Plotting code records
-*-*-

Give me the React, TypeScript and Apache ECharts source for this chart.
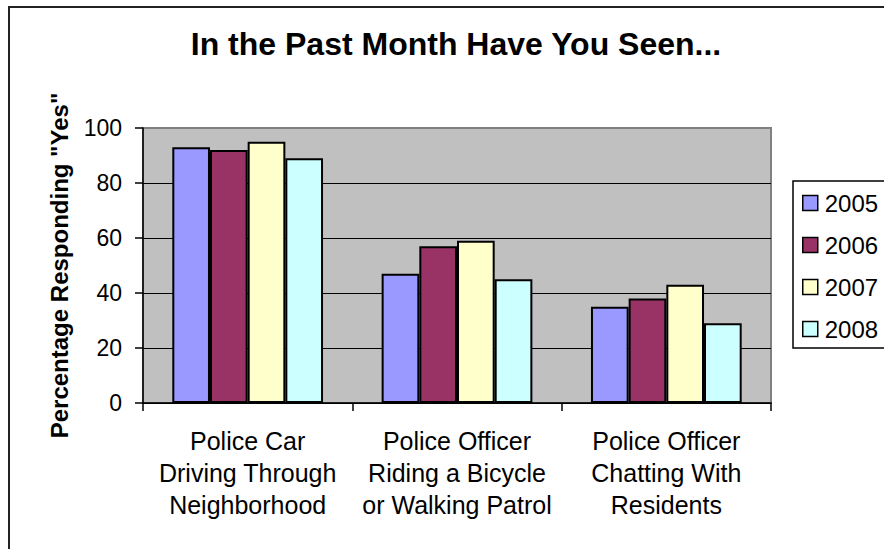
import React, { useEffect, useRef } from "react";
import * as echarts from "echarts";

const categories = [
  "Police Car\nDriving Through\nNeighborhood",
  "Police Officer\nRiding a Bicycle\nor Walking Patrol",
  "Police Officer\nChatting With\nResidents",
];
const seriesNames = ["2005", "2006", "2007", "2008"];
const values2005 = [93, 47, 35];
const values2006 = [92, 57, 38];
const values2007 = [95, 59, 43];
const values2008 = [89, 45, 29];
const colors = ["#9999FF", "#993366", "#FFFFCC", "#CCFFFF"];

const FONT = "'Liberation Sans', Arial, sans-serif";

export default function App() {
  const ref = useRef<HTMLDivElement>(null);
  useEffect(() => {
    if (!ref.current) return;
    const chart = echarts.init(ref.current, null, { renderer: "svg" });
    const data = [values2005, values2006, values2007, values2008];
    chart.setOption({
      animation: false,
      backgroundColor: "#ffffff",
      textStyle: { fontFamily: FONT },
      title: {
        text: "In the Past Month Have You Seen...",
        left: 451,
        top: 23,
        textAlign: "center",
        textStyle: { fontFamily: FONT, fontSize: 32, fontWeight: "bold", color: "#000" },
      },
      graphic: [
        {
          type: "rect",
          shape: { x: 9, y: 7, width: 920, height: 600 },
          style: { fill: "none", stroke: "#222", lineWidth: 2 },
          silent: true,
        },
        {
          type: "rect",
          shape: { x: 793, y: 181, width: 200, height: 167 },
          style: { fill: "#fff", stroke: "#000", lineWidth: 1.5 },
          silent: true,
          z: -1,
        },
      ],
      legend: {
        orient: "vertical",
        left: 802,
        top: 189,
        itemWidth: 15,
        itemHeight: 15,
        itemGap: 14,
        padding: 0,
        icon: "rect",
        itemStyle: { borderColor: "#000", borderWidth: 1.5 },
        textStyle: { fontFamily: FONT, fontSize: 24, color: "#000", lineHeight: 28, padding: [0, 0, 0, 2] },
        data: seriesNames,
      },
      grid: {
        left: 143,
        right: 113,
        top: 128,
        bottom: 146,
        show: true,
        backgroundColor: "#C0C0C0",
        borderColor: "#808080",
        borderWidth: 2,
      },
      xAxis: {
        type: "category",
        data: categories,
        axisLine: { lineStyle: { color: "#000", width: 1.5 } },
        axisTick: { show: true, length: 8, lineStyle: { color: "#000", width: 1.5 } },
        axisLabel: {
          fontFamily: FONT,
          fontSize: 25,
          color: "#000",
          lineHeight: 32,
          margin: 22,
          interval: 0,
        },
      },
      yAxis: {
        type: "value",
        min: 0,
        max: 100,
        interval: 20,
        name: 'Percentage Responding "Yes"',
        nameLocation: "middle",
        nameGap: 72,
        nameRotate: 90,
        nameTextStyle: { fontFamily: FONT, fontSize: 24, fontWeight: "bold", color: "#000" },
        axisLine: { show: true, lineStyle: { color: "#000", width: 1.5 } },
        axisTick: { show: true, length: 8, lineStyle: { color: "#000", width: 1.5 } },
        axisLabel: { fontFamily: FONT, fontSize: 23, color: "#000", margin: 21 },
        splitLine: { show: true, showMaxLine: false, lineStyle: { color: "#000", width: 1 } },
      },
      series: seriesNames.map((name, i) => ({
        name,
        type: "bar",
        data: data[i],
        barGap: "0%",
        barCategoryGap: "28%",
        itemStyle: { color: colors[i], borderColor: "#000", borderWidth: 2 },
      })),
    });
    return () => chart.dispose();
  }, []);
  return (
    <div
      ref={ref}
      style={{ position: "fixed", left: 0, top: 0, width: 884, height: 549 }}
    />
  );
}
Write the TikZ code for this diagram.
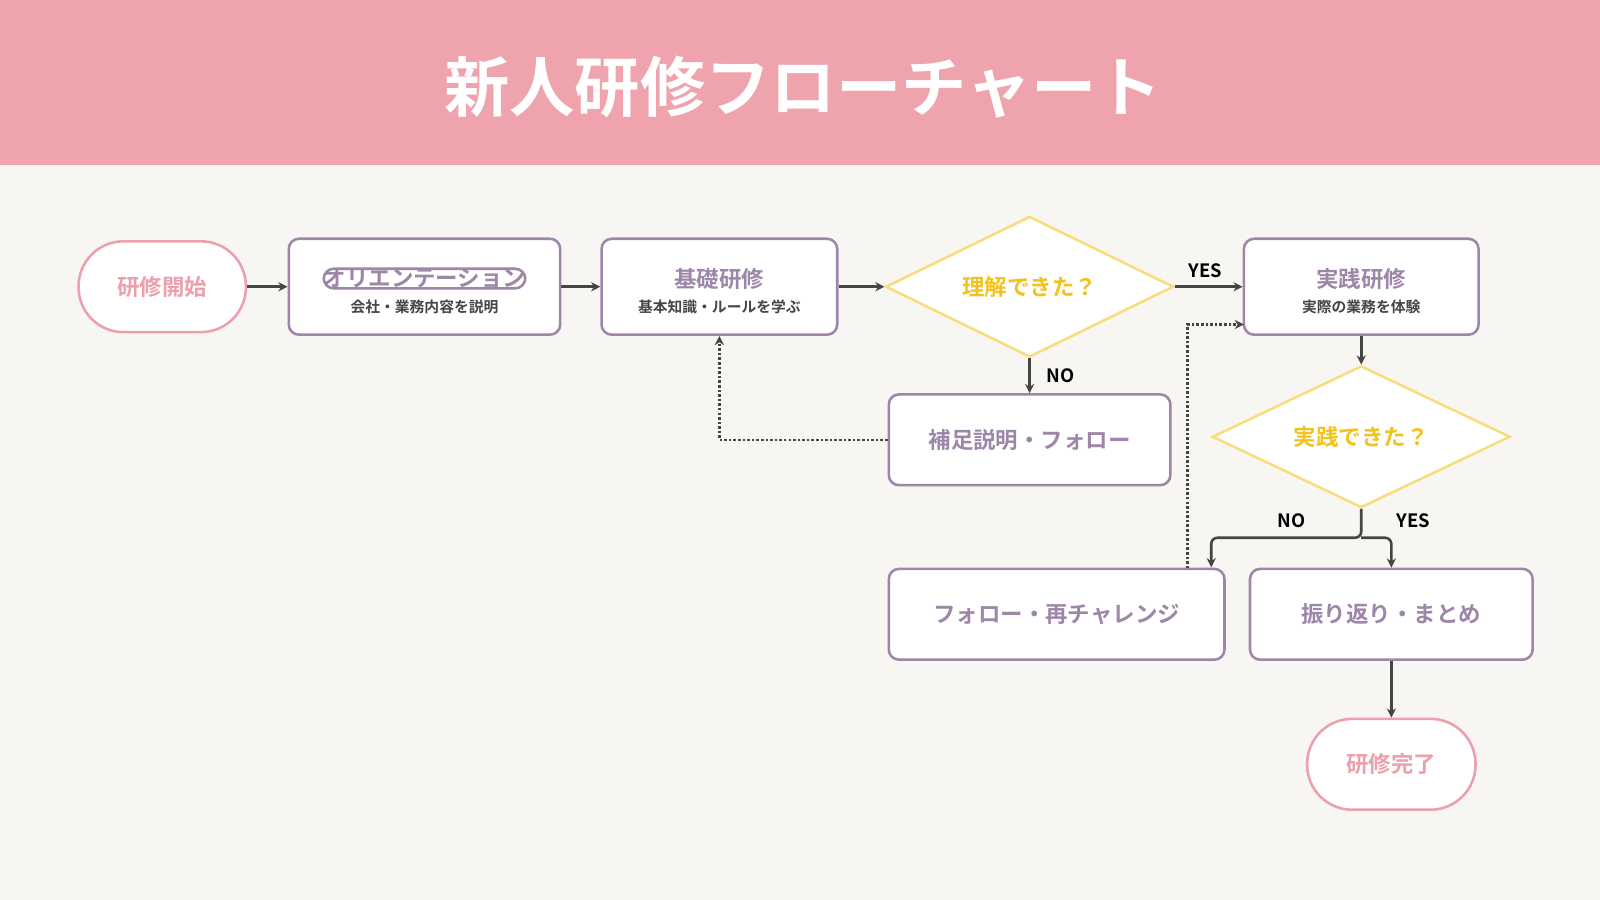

-*-*-

Instructions to follow: Reproduce the material above from its first line through the line containing "import * as", both ends included, and skip every picture.

Reply:
Give me the React, TypeScript and Apache ECharts source for this chart.
import React, { useEffect, useRef } from "react";
import * as echarts from "echarts";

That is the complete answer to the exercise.